### Extracted material
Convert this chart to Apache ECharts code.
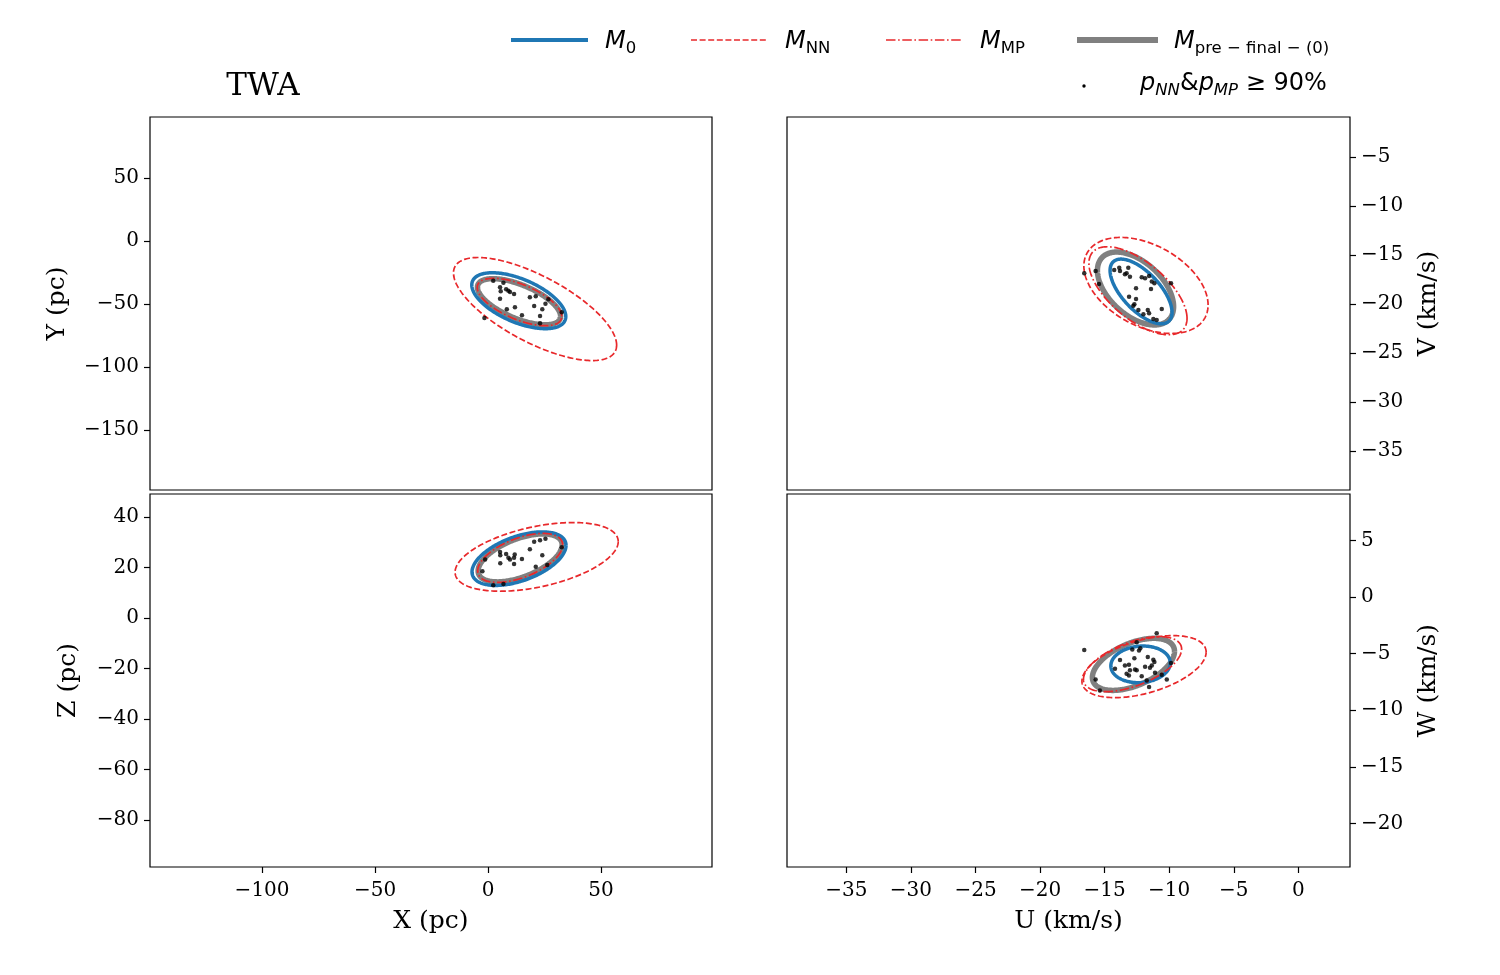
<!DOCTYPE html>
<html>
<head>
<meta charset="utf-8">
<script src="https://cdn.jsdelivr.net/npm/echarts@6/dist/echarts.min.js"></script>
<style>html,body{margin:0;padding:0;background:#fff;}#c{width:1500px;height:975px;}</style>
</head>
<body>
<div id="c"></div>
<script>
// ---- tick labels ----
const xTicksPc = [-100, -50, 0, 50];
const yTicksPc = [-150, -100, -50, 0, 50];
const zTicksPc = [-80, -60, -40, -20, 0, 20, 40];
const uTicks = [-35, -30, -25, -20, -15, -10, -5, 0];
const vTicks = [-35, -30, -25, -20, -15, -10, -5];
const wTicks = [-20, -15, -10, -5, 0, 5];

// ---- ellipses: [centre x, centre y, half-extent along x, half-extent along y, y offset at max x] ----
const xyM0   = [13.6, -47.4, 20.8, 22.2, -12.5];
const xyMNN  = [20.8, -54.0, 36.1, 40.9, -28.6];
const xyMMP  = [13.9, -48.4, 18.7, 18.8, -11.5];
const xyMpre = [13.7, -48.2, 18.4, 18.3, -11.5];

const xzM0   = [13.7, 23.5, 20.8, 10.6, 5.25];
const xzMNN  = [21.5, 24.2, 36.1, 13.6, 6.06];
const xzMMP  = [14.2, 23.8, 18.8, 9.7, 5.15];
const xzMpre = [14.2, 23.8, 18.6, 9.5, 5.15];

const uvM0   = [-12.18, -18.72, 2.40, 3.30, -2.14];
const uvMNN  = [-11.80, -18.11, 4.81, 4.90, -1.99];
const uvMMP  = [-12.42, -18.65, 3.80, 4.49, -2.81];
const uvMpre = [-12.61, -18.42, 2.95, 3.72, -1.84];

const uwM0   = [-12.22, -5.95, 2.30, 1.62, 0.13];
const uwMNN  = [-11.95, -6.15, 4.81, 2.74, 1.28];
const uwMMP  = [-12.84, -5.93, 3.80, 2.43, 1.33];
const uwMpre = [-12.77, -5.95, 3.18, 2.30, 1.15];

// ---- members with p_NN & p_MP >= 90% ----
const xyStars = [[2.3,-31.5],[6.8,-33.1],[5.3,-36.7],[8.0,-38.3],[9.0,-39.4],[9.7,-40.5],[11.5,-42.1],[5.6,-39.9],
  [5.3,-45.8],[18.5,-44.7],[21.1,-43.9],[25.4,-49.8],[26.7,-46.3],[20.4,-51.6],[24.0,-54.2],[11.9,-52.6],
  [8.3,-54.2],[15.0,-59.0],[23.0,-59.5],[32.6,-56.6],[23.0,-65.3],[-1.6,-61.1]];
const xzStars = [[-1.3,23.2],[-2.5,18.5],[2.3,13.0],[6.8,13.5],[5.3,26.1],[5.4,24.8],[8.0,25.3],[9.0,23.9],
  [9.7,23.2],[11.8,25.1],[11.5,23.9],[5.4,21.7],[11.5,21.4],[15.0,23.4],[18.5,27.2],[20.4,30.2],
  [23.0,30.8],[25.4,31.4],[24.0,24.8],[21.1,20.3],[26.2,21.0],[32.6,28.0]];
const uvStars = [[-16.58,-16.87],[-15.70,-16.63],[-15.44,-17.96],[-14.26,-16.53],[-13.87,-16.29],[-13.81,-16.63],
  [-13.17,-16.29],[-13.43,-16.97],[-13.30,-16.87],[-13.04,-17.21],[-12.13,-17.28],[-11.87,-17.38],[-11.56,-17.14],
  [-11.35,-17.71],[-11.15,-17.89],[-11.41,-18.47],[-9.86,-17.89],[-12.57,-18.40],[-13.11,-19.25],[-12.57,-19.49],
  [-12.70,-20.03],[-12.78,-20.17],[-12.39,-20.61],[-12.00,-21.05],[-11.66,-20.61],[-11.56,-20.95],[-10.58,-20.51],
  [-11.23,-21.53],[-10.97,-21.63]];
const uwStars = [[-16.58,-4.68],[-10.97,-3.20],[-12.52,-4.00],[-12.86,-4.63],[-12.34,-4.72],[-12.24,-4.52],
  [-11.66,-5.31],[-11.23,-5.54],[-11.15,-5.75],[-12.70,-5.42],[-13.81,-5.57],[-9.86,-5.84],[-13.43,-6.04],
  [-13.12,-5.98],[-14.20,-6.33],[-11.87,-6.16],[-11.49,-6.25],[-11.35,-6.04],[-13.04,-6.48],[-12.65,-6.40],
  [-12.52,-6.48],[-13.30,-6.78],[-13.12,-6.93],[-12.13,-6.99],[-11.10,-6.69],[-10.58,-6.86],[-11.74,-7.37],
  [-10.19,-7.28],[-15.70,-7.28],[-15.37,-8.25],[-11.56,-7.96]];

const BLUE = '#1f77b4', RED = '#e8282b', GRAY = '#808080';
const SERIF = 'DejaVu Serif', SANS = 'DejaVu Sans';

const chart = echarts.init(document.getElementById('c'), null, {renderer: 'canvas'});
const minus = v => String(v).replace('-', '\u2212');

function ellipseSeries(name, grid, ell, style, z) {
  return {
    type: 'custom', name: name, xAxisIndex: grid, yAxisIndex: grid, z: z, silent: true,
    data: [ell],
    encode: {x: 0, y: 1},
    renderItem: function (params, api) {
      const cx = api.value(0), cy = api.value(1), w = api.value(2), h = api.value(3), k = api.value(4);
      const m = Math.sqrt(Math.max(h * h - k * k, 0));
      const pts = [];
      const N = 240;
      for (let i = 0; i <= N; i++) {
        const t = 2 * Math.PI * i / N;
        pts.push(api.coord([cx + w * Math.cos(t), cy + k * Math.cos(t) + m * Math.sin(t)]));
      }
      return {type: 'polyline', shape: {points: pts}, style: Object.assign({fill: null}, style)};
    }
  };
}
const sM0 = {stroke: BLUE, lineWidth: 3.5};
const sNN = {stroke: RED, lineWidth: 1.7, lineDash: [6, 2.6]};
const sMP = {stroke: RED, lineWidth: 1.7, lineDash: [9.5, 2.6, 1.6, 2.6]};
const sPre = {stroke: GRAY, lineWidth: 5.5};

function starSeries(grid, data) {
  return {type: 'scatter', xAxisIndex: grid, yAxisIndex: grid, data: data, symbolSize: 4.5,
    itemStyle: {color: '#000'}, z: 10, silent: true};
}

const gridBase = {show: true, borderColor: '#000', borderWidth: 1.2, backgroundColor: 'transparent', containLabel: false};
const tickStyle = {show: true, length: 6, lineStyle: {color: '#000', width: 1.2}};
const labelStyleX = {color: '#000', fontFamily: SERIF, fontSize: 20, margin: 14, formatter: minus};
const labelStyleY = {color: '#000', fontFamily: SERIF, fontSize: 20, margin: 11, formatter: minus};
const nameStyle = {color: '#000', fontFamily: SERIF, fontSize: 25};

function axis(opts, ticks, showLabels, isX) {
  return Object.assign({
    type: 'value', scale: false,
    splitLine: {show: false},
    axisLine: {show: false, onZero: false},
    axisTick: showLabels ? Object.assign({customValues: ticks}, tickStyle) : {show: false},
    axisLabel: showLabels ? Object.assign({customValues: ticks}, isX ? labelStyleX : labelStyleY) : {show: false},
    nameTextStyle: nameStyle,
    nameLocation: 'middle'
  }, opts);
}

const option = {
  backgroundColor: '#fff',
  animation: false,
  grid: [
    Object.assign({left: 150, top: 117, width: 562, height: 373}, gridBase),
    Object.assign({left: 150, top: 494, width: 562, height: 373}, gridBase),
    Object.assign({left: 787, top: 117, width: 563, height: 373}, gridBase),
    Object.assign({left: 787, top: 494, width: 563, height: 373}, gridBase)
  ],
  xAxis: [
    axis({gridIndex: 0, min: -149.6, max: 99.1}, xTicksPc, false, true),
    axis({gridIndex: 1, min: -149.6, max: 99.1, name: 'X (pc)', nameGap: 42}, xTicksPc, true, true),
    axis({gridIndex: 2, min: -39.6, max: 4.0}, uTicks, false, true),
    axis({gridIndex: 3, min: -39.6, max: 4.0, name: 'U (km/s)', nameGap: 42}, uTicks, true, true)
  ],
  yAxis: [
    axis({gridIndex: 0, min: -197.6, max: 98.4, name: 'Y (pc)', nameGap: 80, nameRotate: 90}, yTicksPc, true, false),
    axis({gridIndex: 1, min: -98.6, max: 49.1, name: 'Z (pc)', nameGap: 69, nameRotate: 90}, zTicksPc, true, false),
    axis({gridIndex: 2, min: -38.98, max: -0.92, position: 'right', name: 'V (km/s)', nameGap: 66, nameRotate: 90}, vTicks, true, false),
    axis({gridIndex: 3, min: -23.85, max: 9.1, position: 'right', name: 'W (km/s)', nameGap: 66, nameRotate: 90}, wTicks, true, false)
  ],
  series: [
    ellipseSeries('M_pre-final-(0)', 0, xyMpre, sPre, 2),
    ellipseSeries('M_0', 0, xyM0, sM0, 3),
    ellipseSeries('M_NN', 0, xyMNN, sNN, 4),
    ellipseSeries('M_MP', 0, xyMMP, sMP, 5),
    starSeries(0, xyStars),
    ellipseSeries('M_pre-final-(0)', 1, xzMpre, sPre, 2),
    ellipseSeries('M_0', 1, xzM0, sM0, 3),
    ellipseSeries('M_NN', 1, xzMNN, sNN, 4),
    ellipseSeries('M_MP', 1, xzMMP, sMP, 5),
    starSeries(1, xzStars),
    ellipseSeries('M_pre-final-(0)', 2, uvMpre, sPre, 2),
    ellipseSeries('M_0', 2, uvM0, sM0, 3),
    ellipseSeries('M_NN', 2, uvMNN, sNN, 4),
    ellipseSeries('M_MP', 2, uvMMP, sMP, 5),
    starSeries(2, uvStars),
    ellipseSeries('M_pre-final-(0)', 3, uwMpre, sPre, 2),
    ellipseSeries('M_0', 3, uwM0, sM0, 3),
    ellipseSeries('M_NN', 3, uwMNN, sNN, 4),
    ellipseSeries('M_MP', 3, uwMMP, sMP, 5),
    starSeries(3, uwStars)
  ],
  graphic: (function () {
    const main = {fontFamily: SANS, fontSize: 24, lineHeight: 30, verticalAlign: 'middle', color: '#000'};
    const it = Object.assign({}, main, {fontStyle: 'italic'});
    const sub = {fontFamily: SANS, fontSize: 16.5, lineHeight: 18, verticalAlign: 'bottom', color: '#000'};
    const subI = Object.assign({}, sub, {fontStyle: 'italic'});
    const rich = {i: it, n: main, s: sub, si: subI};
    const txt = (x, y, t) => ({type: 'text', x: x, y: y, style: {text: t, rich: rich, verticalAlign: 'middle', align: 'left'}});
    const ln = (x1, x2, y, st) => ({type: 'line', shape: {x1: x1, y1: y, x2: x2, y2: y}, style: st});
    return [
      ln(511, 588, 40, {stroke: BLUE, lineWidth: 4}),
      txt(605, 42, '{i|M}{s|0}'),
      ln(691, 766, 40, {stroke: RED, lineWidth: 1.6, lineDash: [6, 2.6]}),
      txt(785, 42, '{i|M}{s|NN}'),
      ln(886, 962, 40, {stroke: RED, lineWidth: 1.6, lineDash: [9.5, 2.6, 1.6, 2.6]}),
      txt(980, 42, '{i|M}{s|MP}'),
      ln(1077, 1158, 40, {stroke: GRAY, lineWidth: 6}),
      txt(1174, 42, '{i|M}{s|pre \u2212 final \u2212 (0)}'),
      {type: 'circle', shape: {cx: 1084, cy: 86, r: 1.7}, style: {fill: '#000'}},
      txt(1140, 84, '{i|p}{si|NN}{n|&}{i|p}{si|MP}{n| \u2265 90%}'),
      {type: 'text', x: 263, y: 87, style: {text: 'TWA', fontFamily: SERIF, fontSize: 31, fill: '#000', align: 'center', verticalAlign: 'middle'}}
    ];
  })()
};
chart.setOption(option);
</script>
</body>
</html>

--

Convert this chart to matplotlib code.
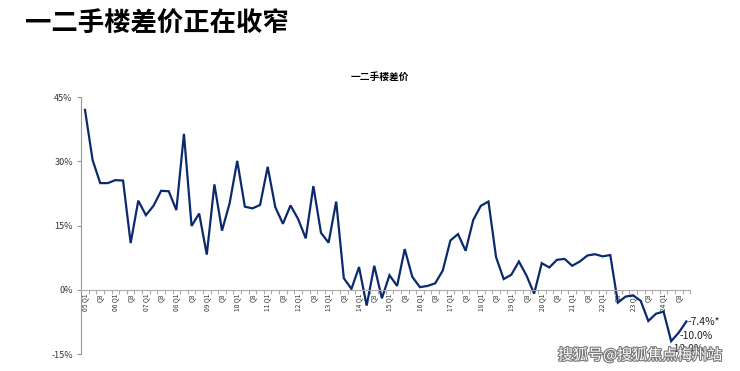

### Stated goal
Leave out the pictures and transcribe exactly the lines from the one containing "Convert this chart to Apache ECharts code." through the one containing "const xzMpre = [14.2, 23.8, 18.6, 9.5, 5.15];".

### Written response
Convert this chart to Apache ECharts code.
<!DOCTYPE html>
<html>
<head>
<meta charset="utf-8">
<script src="https://cdn.jsdelivr.net/npm/echarts@6/dist/echarts.min.js"></script>
<style>html,body{margin:0;padding:0;background:#fff;}#c{width:1500px;height:975px;}</style>
</head>
<body>
<div id="c"></div>
<script>
// ---- tick labels ----
const xTicksPc = [-100, -50, 0, 50];
const yTicksPc = [-150, -100, -50, 0, 50];
const zTicksPc = [-80, -60, -40, -20, 0, 20, 40];
const uTicks = [-35, -30, -25, -20, -15, -10, -5, 0];
const vTicks = [-35, -30, -25, -20, -15, -10, -5];
const wTicks = [-20, -15, -10, -5, 0, 5];

// ---- ellipses: [centre x, centre y, half-extent along x, half-extent along y, y offset at max x] ----
const xyM0   = [13.6, -47.4, 20.8, 22.2, -12.5];
const xyMNN  = [20.8, -54.0, 36.1, 40.9, -28.6];
const xyMMP  = [13.9, -48.4, 18.7, 18.8, -11.5];
const xyMpre = [13.7, -48.2, 18.4, 18.3, -11.5];

const xzM0   = [13.7, 23.5, 20.8, 10.6, 5.25];
const xzMNN  = [21.5, 24.2, 36.1, 13.6, 6.06];
const xzMMP  = [14.2, 23.8, 18.8, 9.7, 5.15];
const xzMpre = [14.2, 23.8, 18.6, 9.5, 5.15];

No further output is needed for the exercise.